Sesungguhnya kamu adalah orang yang sangat penyantun lagi berakal " (QS.
Hud: 87)
Para penduduk Madyan yang kafir mereka biasa
merampok dan menyembah al-Aikah, yaitu pohon dari al-Aik yang dikelilingi oleh
dahan-dahan yang berputar di sekelilingnya. Mereka termasuk orang-orang yang
menjalin hubungan sesama manusia dengan cara-cara yang sangat keji. Mereka suka
mengurangi timbangan; mereka mengambil yang lebih darinya dan tidak
menghiraukan kekurangannya. Perhatikanlah semua itu dalam dialog mereka bersama
Syu'aib. Mereka berkata, "wahai Syu'aib apakah agamamu yang
memerintahkanmu...?" Seakan-akan agama ini mendorong Syu'aib dan
membisikinya serta memerintahnya sehingga ia menaati tanpa pertimbangan dan
pemikiran. Sungguh Syu'aib telah berubah dengan agamanya itu menjadi alat yang
bergerak dan alat yang tidak sadar. Demikianlah celaaan dan tuduhan keji yang
dialamatkan oleh kaum Nabi Syu'aib kepadanya. Agama Syu'aib telah membuatnya
gila dan membuatnya nekat untuk memerintahkan mereka meninggalkan apa yang
selama ini mereka sembah dan disembah oleh kakek-kakek mereka. Kakek-kakek
mereka telah menyembah tumbuh-tumbuhan dan pohon-pohonan sementara agama
Syu'aib memerintahkan mereka untuk hanya menyembah Allah SWT. Kenekatan model
apa dari Syu'aib ini?
Dengan ejekan dan penghinaan ini, Nabi Syu'aib
menghadapi dialog yang terjadi dengan mereka. Kemudian mereka kembali
bertanya-tanya dengan penuh keheranan dan dengan nada mengejek: "Apakah
agamamu yang menyuruh agar kami meninggalkan apa yang disembah oleh bapak-bapak
kami." Tidakkah engkau sadar wahai Syu'aib bahwa agamamu ingin mencampuri
keinginan kita dan cara kita menggunakan harta kita? Apakah hubungan keimanan
dan salat dengan muamalah materi?
Dengan pertanyaan ini, kaum Nabi Syu'aib mengira
bahwa mereka mencapai suatu tingkat kecerdasan. Mereka mengemukakan di
hadapannya problem keimanan, dan mereka mengingkari adanya keterkaitan antara
perilaku manusia dan muamalah mereka serta perekonomian mereka. Ini adalah
masalah yang klasik; ini adalah usaha untuk memisahkan antara ekonomi dan Islam
di mana setiap nabi justru di utus untuknya meskipun nama-nama mereka
berbeda-beda; ini adalah masalah kuno yang diungkap oleh kaum Nabi Syu'aib di
mana mereka mengingkari bahwa agama turut campur dalam kehidupan sehari-hari
mereka, perekonomian mereka dan cara mereka menggunakan harta mereka. Mereka
menganggap bahwa menginfakkan harta atau menggunakannya atau
menghambur-hamburkannya adalah suatu yang tidak berhubungan dengan agama. Hal
itu menyangkut kebebasan pribadi manusia. Bukankah itu hartanya yang khusus
lalu mengapa agama turut campur di dalamnya?

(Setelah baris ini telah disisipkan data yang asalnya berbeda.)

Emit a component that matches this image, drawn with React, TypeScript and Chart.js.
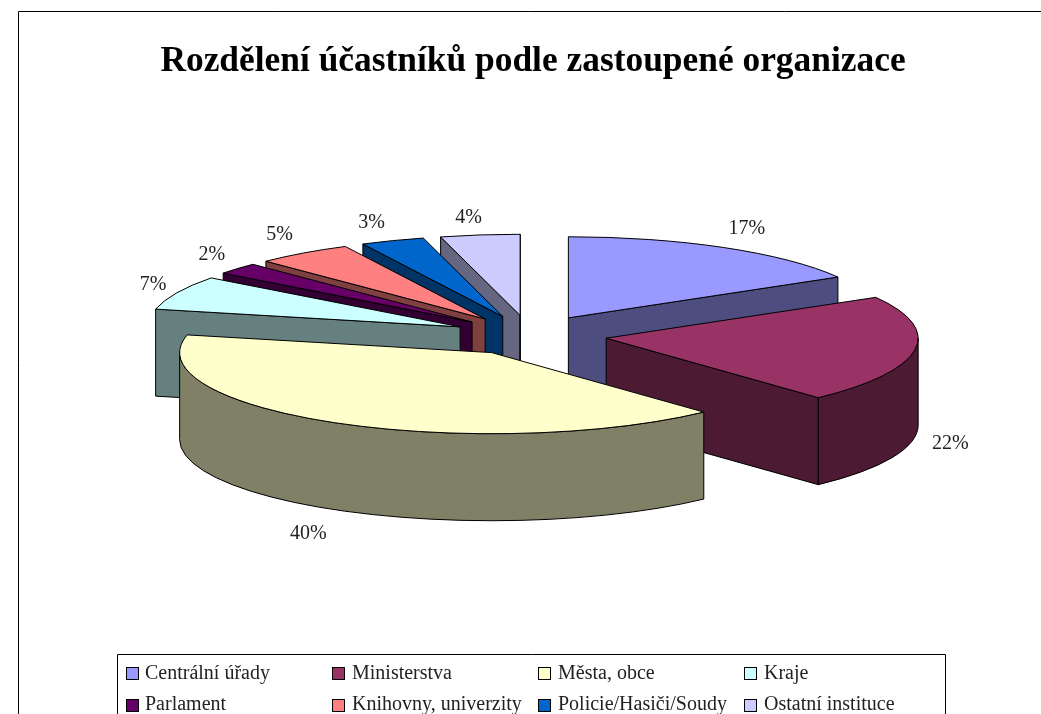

Demikianlah pemahaman kaum Nabi Syu'aib kepada
Islam yang dibawa oleh Nabi Syu'aib. Kami kira pemahaman demikian sedikit atau
banyak tidak berbeda dengan pemahaman banyak masyarakat di zaman kita sekarang
mereka menganggap bahwasannya Islam tidak memiliki kaitan dengan kehidupan
pribadi manusia dan kehidupan perekonomian mereka. Oleh karena itu, manusia
dapat menggunakan harta mereka sesuai dengan kemauan mereka:
"Sesungguhnya kamu adalah orang yang sangat penyantun lagi berakal."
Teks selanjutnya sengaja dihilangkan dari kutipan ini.